-- BEGIN Supplied material --

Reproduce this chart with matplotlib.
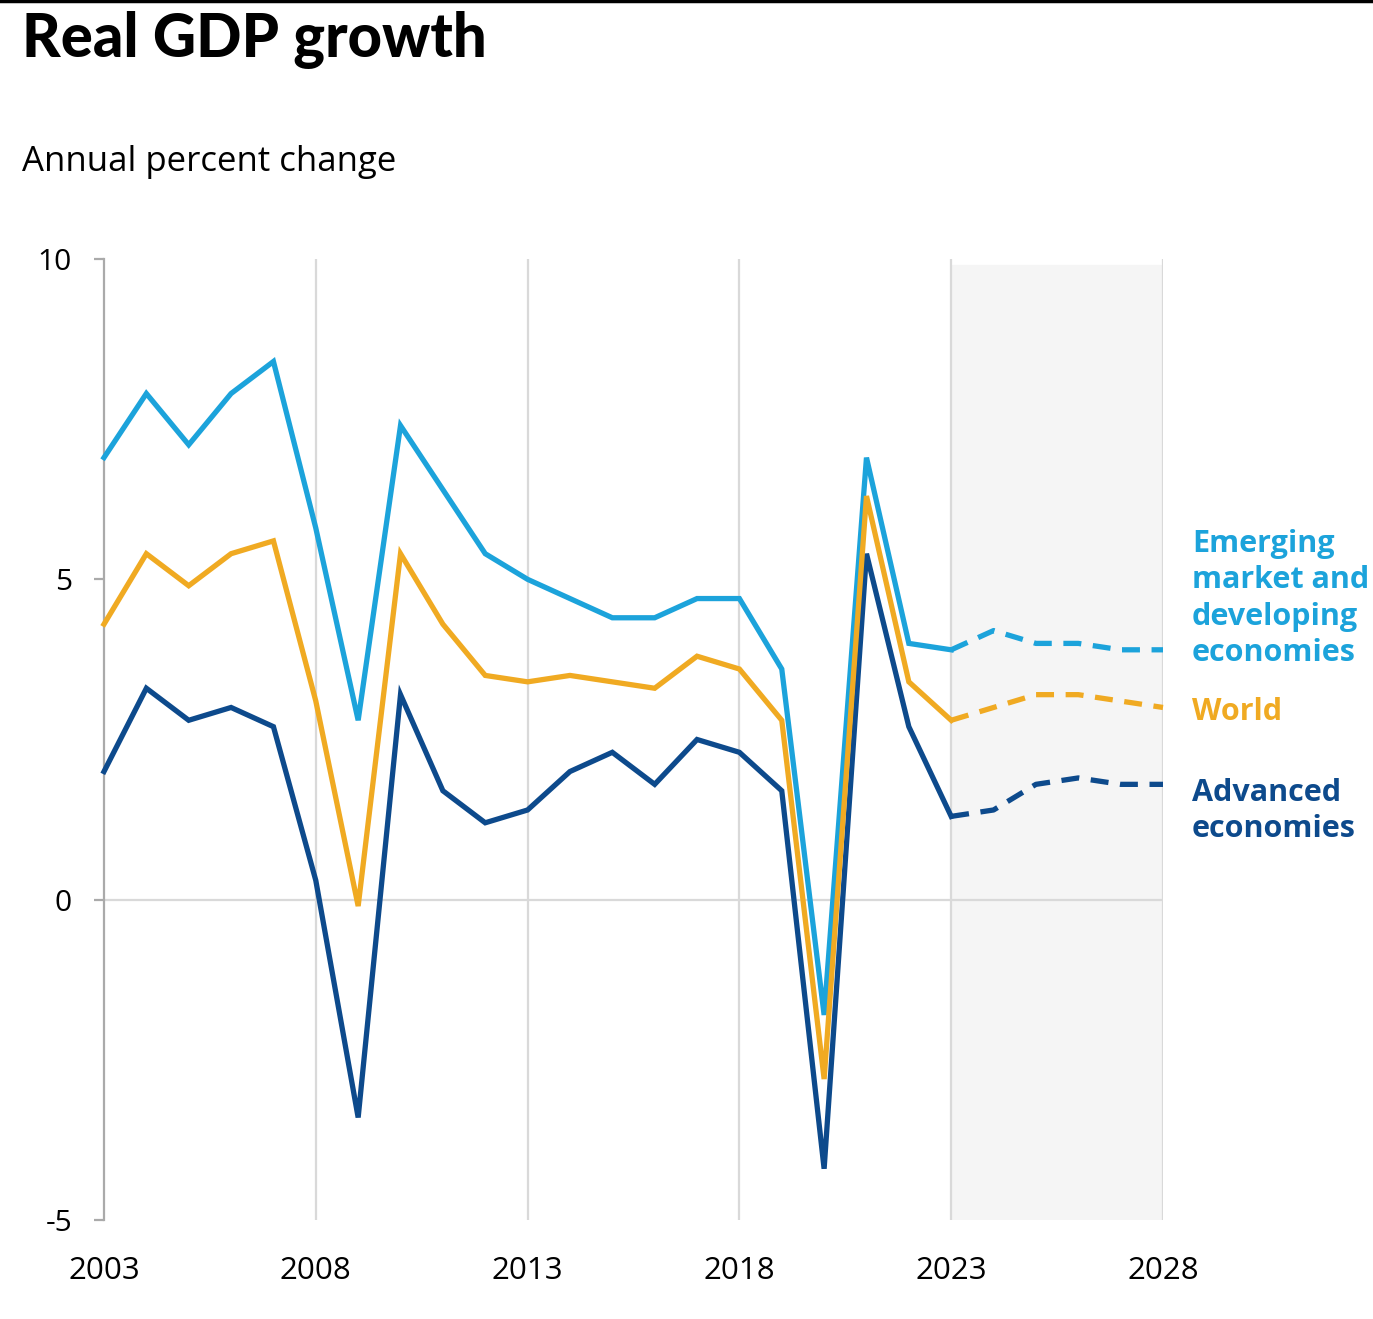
import matplotlib.pyplot as plt
from matplotlib.lines import Line2D

years = list(range(2003, 2029))
emde = [6.9, 7.9, 7.1, 7.9, 8.4, 5.8, 2.8, 7.4, 6.4, 5.4, 5.0, 4.7, 4.4,
        4.4, 4.7, 4.7, 3.6, -1.8, 6.9, 4.0, 3.9, 4.2, 4.0, 4.0, 3.9, 3.9]
world = [4.3, 5.4, 4.9, 5.4, 5.6, 3.1, -0.1, 5.4, 4.3, 3.5, 3.4, 3.5, 3.4,
         3.3, 3.8, 3.6, 2.8, -2.8, 6.3, 3.4, 2.8, 3.0, 3.2, 3.2, 3.1, 3.0]
advanced = [2.0, 3.3, 2.8, 3.0, 2.7, 0.3, -3.4, 3.2, 1.7, 1.2, 1.4, 2.0, 2.3,
            1.8, 2.5, 2.3, 1.7, -4.2, 5.4, 2.7, 1.3, 1.4, 1.8, 1.9, 1.8, 1.8]
last_actual = 2023
x_ticks = [2003, 2008, 2013, 2018, 2023, 2028]
y_ticks = [-5, 0, 5, 10]
y_tick_labels = ['-5', '0', '5', '10']

series = [
    ('Advanced\neconomies', advanced, '#0d4a8c', 1.38),
    ('Emerging\nmarket and\ndeveloping\neconomies', emde, '#1ca3db', 4.70),
    ('World', world, '#f0aa22', 2.93),
]

plt.rcParams['font.family'] = ['Open Sans', 'DejaVu Sans']

fig = plt.figure(figsize=(13.73, 13.19), dpi=100)
ax = fig.add_axes([104 / 1373, 1 - 1220 / 1319, 1059 / 1373, 961 / 1319])

# forecast shading and grid
ax.axvspan(last_actual, 2028, ymin=0, ymax=0.994, color='#f5f5f5', zorder=0)
for xt in x_ticks[1:]:
    ax.plot([xt, xt], [-5, 10], color='#d9d9d9', lw=1.6, zorder=1)
ax.plot([2003, 2028], [0, 0], color='#d9d9d9', lw=1.6, zorder=1)

n = years.index(last_actual) + 1
for name, vals, col, ylab in series:
    ax.plot(years[:n], vals[:n], color=col, lw=3.8, solid_joinstyle='miter',
            zorder=3, clip_on=False)
    ax.plot(years[n - 1:], vals[n - 1:], color=col, lw=3.8,
            linestyle=(0, (3.4, 2.2)), zorder=3, clip_on=False)
    ax.text(2028.68, ylab, name, color=col, fontsize=22, fontweight='bold',
            va='center', ha='left', linespacing=1.28)

ax.set_xlim(2003, 2028)
ax.set_ylim(-5, 10)
ax.set_xticks(x_ticks)
ax.set_xticklabels([str(x) for x in x_ticks], fontsize=22.5)
ax.tick_params(axis='x', length=0, pad=26)
ax.set_yticks(y_ticks)
ax.set_yticklabels(y_tick_labels, fontsize=21.5)
ax.tick_params(axis='y', length=7, width=1.6, color='#aaaaaa', pad=16)
for s in ['top', 'right', 'bottom']:
    ax.spines[s].set_visible(False)
ax.spines['left'].set_color('#aaaaaa')
ax.spines['left'].set_linewidth(1.6)

fig.text(22 / 1373, 1 - 40 / 1319, 'Real GDP growth', fontsize=43,
         fontweight='black', va='center', ha='left',
         family=['Lato', 'DejaVu Sans'])
fig.text(22 / 1373, 1 - 162 / 1319, 'Annual percent change', fontsize=25,
         va='center', ha='left')
fig.add_artist(Line2D([0, 1], [1 - 1 / 1319, 1 - 1 / 1319], color='black',
                      lw=2.5, transform=fig.transFigure))

plt.savefig('out.png', dpi=100)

-- END Supplied material --

Repeat the material verbatim. Do not carry over any picture.

Response to the exercise
Reproduce this chart with matplotlib.
import matplotlib.pyplot as plt
from matplotlib.lines import Line2D

years = list(range(2003, 2029))
emde = [6.9, 7.9, 7.1, 7.9, 8.4, 5.8, 2.8, 7.4, 6.4, 5.4, 5.0, 4.7, 4.4,
        4.4, 4.7, 4.7, 3.6, -1.8, 6.9, 4.0, 3.9, 4.2, 4.0, 4.0, 3.9, 3.9]
world = [4.3, 5.4, 4.9, 5.4, 5.6, 3.1, -0.1, 5.4, 4.3, 3.5, 3.4, 3.5, 3.4,
         3.3, 3.8, 3.6, 2.8, -2.8, 6.3, 3.4, 2.8, 3.0, 3.2, 3.2, 3.1, 3.0]
advanced = [2.0, 3.3, 2.8, 3.0, 2.7, 0.3, -3.4, 3.2, 1.7, 1.2, 1.4, 2.0, 2.3,
            1.8, 2.5, 2.3, 1.7, -4.2, 5.4, 2.7, 1.3, 1.4, 1.8, 1.9, 1.8, 1.8]
last_actual = 2023
x_ticks = [2003, 2008, 2013, 2018, 2023, 2028]
y_ticks = [-5, 0, 5, 10]
y_tick_labels = ['-5', '0', '5', '10']

series = [
    ('Advanced\neconomies', advanced, '#0d4a8c', 1.38),
    ('Emerging\nmarket and\ndeveloping\neconomies', emde, '#1ca3db', 4.70),
    ('World', world, '#f0aa22', 2.93),
]

plt.rcParams['font.family'] = ['Open Sans', 'DejaVu Sans']

fig = plt.figure(figsize=(13.73, 13.19), dpi=100)
ax = fig.add_axes([104 / 1373, 1 - 1220 / 1319, 1059 / 1373, 961 / 1319])

# forecast shading and grid
ax.axvspan(last_actual, 2028, ymin=0, ymax=0.994, color='#f5f5f5', zorder=0)
for xt in x_ticks[1:]:
    ax.plot([xt, xt], [-5, 10], color='#d9d9d9', lw=1.6, zorder=1)
ax.plot([2003, 2028], [0, 0], color='#d9d9d9', lw=1.6, zorder=1)

n = years.index(last_actual) + 1
for name, vals, col, ylab in series:
    ax.plot(years[:n], vals[:n], color=col, lw=3.8, solid_joinstyle='miter',
            zorder=3, clip_on=False)
    ax.plot(years[n - 1:], vals[n - 1:], color=col, lw=3.8,
            linestyle=(0, (3.4, 2.2)), zorder=3, clip_on=False)
    ax.text(2028.68, ylab, name, color=col, fontsize=22, fontweight='bold',
            va='center', ha='left', linespacing=1.28)

ax.set_xlim(2003, 2028)
ax.set_ylim(-5, 10)
ax.set_xticks(x_ticks)
ax.set_xticklabels([str(x) for x in x_ticks], fontsize=22.5)
ax.tick_params(axis='x', length=0, pad=26)
ax.set_yticks(y_ticks)
ax.set_yticklabels(y_tick_labels, fontsize=21.5)
ax.tick_params(axis='y', length=7, width=1.6, color='#aaaaaa', pad=16)
for s in ['top', 'right', 'bottom']:
    ax.spines[s].set_visible(False)
ax.spines['left'].set_color('#aaaaaa')
ax.spines['left'].set_linewidth(1.6)

fig.text(22 / 1373, 1 - 40 / 1319, 'Real GDP growth', fontsize=43,
         fontweight='black', va='center', ha='left',
         family=['Lato', 'DejaVu Sans'])
fig.text(22 / 1373, 1 - 162 / 1319, 'Annual percent change', fontsize=25,
         va='center', ha='left')
fig.add_artist(Line2D([0, 1], [1 - 1 / 1319, 1 - 1 / 1319], color='black',
                      lw=2.5, transform=fig.transFigure))

plt.savefig('out.png', dpi=100)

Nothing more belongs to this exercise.